Isle of Man Ronaldsway Meteorological Office Records: Daily weather and observations registers

Scope and Content

This series collects the daily registers made by the Isle of Man Ronaldsway Meteorological Office. The records consist of specially printed notebooks varying in size and type of information they register through time. The observations were registered by trained personnel and taken to the Met Office station located in Ronaldsway Airport.
These records provide data for a range of weather conditions such as atmospheric pressure, temperature, rainfall, clouds' size, wind direction or state of sea and ground. This information was recorded hourly and is organised through two pages in the notebooks. The first covers the morning period from midnight to midday and the second from 1 pm to midnight.
The volumes are heavily coded, but it is possible to find 'decodes' at the beginning of each volume starting on S81/121, which change according to international uniformisation agreements in later volumes.
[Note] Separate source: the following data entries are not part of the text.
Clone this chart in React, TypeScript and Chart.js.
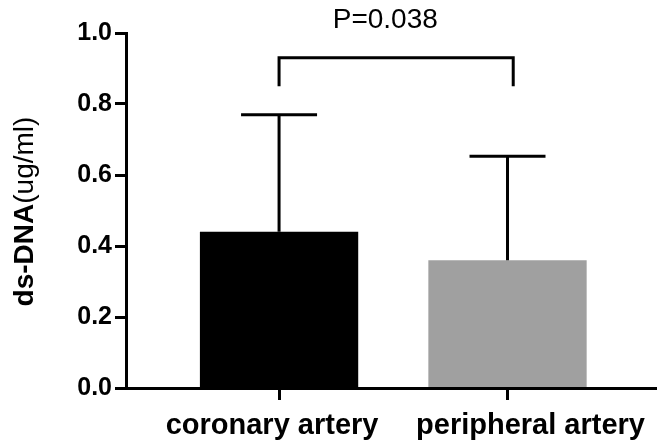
import React, { useEffect, useRef } from 'react';
import { Chart, registerables } from 'chart.js';

Chart.register(...registerables);

// ---- data ----
const categories = ['coronary artery', 'peripheral artery'];
const means = [0.44, 0.36];
const sds = [0.33, 0.293];
const barColors = ['#000000', '#a0a0a0'];
const yTickValues = [0, 0.2, 0.4, 0.6, 0.8, 1.0];
const pText = 'P=0.038';
const bracketFrom = 0;
const bracketTo = 1.025;
const bracketTop = 0.93;
const bracketFoot = 0.85;
const pTextX = 0.465;
const pTextY = 1.014;
const yTitleBold = 'ds-DNA';
const yTitleNormal = '(ug/ml)';

// ---- style ----
const FONT = '"Liberation Sans", Arial, Helvetica, sans-serif';
const labelNudge = [-7, 23];

const annotPlugin = {
  id: 'annot',
  afterDraw(chart: any) {
    const ctx = chart.ctx as CanvasRenderingContext2D;
    const xs = chart.scales.x;
    const ys = chart.scales.y;
    const meta = chart.getDatasetMeta(0);
    ctx.save();
    ctx.strokeStyle = '#000';
    ctx.lineWidth = 3;
    ctx.lineCap = 'butt';
    ctx.lineJoin = 'miter';
    // error bars (upper only)
    meta.data.forEach((bar: any, i: number) => {
      const p = bar.getProps(['x', 'y', 'width'], true);
      const yErr = ys.getPixelForValue(means[i] + sds[i]);
      const half = p.width * 0.24;
      ctx.beginPath();
      ctx.moveTo(p.x, p.y);
      ctx.lineTo(p.x, yErr);
      ctx.moveTo(p.x - half, yErr);
      ctx.lineTo(p.x + half, yErr);
      ctx.stroke();
    });
    // significance bracket
    const bx1 = xs.getPixelForValue(bracketFrom);
    const bx2 = xs.getPixelForValue(bracketTo);
    const by = ys.getPixelForValue(bracketTop);
    const byd = ys.getPixelForValue(bracketFoot);
    ctx.beginPath();
    ctx.moveTo(bx1, byd);
    ctx.lineTo(bx1, by);
    ctx.lineTo(bx2, by);
    ctx.lineTo(bx2, byd);
    ctx.stroke();
    // p value
    ctx.fillStyle = '#000';
    ctx.font = `28px ${FONT}`;
    ctx.textAlign = 'center';
    ctx.textBaseline = 'alphabetic';
    ctx.fillText(pText, xs.getPixelForValue(pTextX), ys.getPixelForValue(pTextY));
    // category labels
    ctx.font = `bold 29px ${FONT}`;
    categories.forEach((c, i) => {
      ctx.fillText(c, xs.getPixelForValue(i) + labelNudge[i], chart.chartArea.bottom + 46);
    });
    // y title
    ctx.save();
    const cy = (chart.chartArea.top + chart.chartArea.bottom) / 2 + 1;
    ctx.translate(33, cy);
    ctx.rotate(-Math.PI / 2);
    ctx.textAlign = 'left';
    ctx.font = `bold 28px ${FONT}`;
    const w1 = ctx.measureText(yTitleBold).width;
    ctx.font = `28px ${FONT}`;
    const w2 = ctx.measureText(yTitleNormal).width;
    const start = -(w1 + w2) / 2;
    ctx.font = `bold 28px ${FONT}`;
    ctx.fillText(yTitleBold, start, 0);
    ctx.font = `28px ${FONT}`;
    ctx.fillText(yTitleNormal, start + w1, 0);
    ctx.restore();
    ctx.restore();
  },
};

export default function App() {
  const ref = useRef<HTMLCanvasElement>(null);
  useEffect(() => {
    document.body.style.margin = '0';
    const chart = new Chart(ref.current as HTMLCanvasElement, {
      type: 'bar',
      data: {
        datasets: [
          {
            data: means.map((m, i) => ({ x: i, y: m })),
            backgroundColor: barColors,
            borderWidth: 0,
            categoryPercentage: 1,
            barPercentage: 0.693,
          } as any,
        ],
      },
      options: {
        animation: false,
        responsive: false,
        maintainAspectRatio: false,
        layout: { padding: { left: 0, top: 33, right: 10, bottom: 0 } },
        plugins: { legend: { display: false }, tooltip: { enabled: false } },
        scales: {
          x: {
            type: 'linear',
            offset: false,
            min: -0.67,
            max: 1.65,
            afterBuildTicks: (s: any) => {
              s.ticks = categories.map((_, i) => ({ value: i }));
            },
            ticks: { callback: () => '', padding: 0 },
            grid: {
              display: true,
              offset: false,
              drawOnChartArea: false,
              drawTicks: true,
              tickLength: 12,
              tickWidth: 3,
              tickColor: '#000',
            },
            border: { display: true, width: 3, color: '#000', z: 1 },
            afterFit: (s: any) => {
              s.height = 58;
            },
          },
          y: {
            min: 0,
            max: 1,
            afterBuildTicks: (s: any) => {
              s.ticks = yTickValues.map((v) => ({ value: v }));
            },
            ticks: {
              callback: (v: any) => Number(v).toFixed(1),
              color: '#000',
              font: { family: FONT, size: 25, weight: 'bold' },
              padding: 3,
            },
            grid: {
              display: true,
              drawOnChartArea: false,
              drawTicks: true,
              tickLength: 11,
              tickWidth: 3,
              tickColor: '#000',
            },
            border: { display: true, width: 3, color: '#000', z: 1 },
            afterFit: (s: any) => {
              s.width = 126;
            },
          },
        },
      } as any,
      plugins: [annotPlugin],
    });
    return () => chart.destroy();
  }, []);
  return <canvas ref={ref} width={666} height={446} style={{ display: 'block' }} />;
}
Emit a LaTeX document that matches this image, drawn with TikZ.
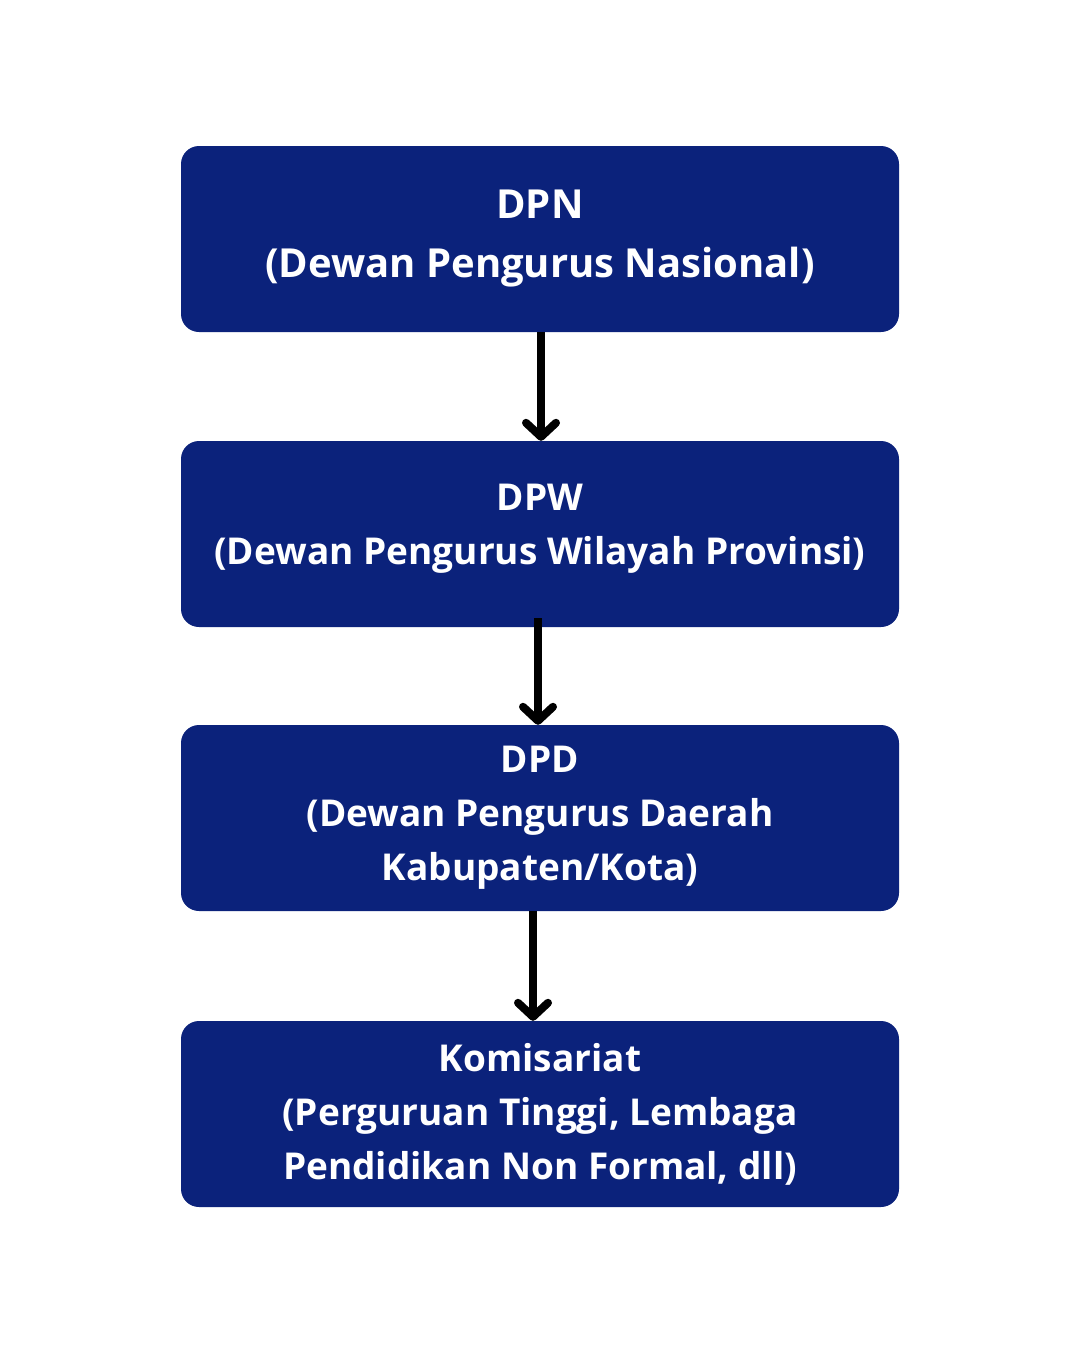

Administrative / Biographical History

The Isle of Man Meteorological Office (Ronaldsway Met Office) was opened by the UK Air Ministry as a method to support aviation, as part of a series of weather observation stations at Royal Air Force or Naval Stations throughout the United Kingdom.
The Isle of Man Met Office opened on 7th May 1946 in a barn southeast of Ronaldsway Airport. Some weeks later it was moved to the first floor of its control tower (which was demolished in 2012), starting its daily registers on the 24th July of the same year. In 2011 the office moved to Viscount House adjacent to the terminal building.
The weather readings were done manually, with an officer reading temperatures from the Stevenson screen on the airfield. These observations were completed at every hour of the day and night, 365 days a year and written observations were completed hourly until 1995, albeit with a gradual increase in technology as digital remote reading temperature sensors and laser cloud base recorders were introduced. Since 1995 the observations have still been completed, but are now printed via a computer rather than in ink on paper registers.
The Met Office, in administrative terms, moved from the Air Ministry to the Isle of Man Airports Board authority in 1965 and subsequently to the Isle of Man Department of Infrastructure, which allowed a closer relationship with the Island.
Today, the Island's Met Office has access to United Kingdom's Met Office computer weather models as well as information from other National Weather Services around the world, with forecasters at Ronaldsway interpreting the data to be used locally. These forecasts, observations and warnings are important for aviation, but also for the rest of the Island and users of its coastal waters. The forecasts are available via website, and by telephone with the information produced helping many people on a daily basis. Whether that is something simple like whether to wear a coat or hang the washing out today, the shipping companies to decide whether to sail or not, or for the emergency services and highways division to decide on response levels to a major flooding or storm event.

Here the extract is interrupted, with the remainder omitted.